The 24/5 Equities Streams fix this by delivering continuous, sub-second pricing for major U.S. stocks and ETFs directly to the blockchain. The data covers regular trading hours, pre-market sessions, post-market sessions, and even overnight windows. For the first time, DeFi platforms can offer exposure to the $80 trillion U.S. stock market at virtually any hour of the day during the trading week.
The impact of this development is already visible across several groups:
- Traders can now use traditional stocks as collateral for on-chain loans or trade equity-based derivatives outside of normal market hours.
- DeFi developers are building new products like equity perpetual futures with pricing that updates in under a second.
- Institutional platforms such as BitMEX and Orderly Network have already integrated these streams to power their markets.
- Risk managers benefit from built-in bid-ask data and volume metrics, which help keep liquidation engines accurate and fair even during low-liquidity overnight windows.
This is not just a technical upgrade. It represents a philosophical shift. The traditional stock market and the decentralized financial system are no longer running on separate tracks. The data bridge between them is now live, and it operates almost around the clock.

Image from Chainlink
AI Agents, Quantum Threats, and the Risks Ahead
Two of the most important emerging trends for smart contracts in 2026 are also among the most complex.
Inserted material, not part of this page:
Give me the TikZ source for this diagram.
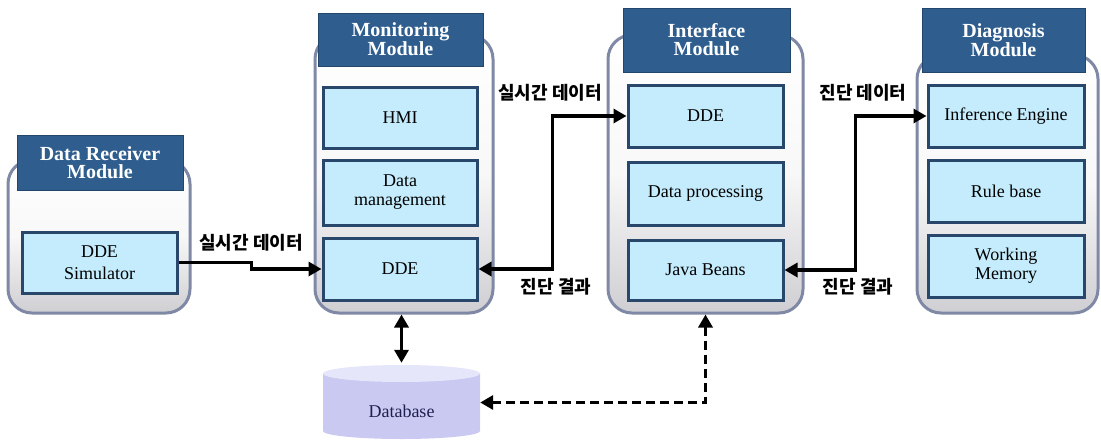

Agentic AI is reshaping how smart contracts operate in real time. AI-driven agents can now autonomously monitor risk parameters, adjust contract terms, and respond to market conditions without human intervention. This creates enormous efficiency gains, but it also introduces new attack surfaces and raises questions about accountability when an autonomous agent makes a costly mistake.
Quantum computing poses a longer-term but existential threat. IBM has announced IBM Quantum Starling, a fault-tolerant quantum system expected to arrive by 2029. Current blockchain encryption relies on mathematical problems that classical computers can't solve in reasonable time. Quantum computers could potentially break those protections, which means the entire industry needs to migrate to quantum-resistant cryptography before that threshold is crossed.
On the security front, history provides plenty of warnings:
- The D.A.O. hack saw an attacker siphon off one-third of a venture fund by exploiting a recursive call vulnerability in a smart contract.
- The CoinDash hack demonstrated how front-end manipulation could redirect funds during a token sale.
- Oracle manipulation attacks have become increasingly sophisticated, with attackers exploiting external data feeds to force favorable prices within smart contracts.
These incidents have pushed the industry toward more rigorous auditing practices, formal verification methods, and AI-augmented oracle systems that can detect and resist data manipulation in real time.
What the Next Phase of Smart Contracts Looks Like
The blockchain industry has a well-known adoption curve, and by most measures, smart contracts have now passed through the "Trough of Disillusionment." The hype-driven crashes, the headline-grabbing hacks, and the regulatory uncertainty haven't disappeared entirely. But they've been overtaken by a steady stream of institutional deployments that prove the technology works at scale.
The next phase will be defined by three forces working together. First, Real-World Asset tokenization will continue to accelerate as banks, real estate platforms, and asset managers bring trillions of dollars in traditionally illiquid assets on-chain. Second, cross-chain interoperability will mature to the point where moving value between Ethereum, Hedera, private enterprise chains, and legacy banking networks feels seamless. Third, AI-native smart contracts will shift from experimental to standard, with autonomous agents managing everything from portfolio rebalancing to insurance claim adjudication.
For anyone building, investing, or operating in this space, the signal is unmistakable. Smart contracts aren't an alternative financial system anymore. They're becoming the default infrastructure layer for how value moves, agreements execute, and trust gets established in the digital economy. The institutions that recognize this early will have a structural advantage. The ones that wait will spend the next decade catching up.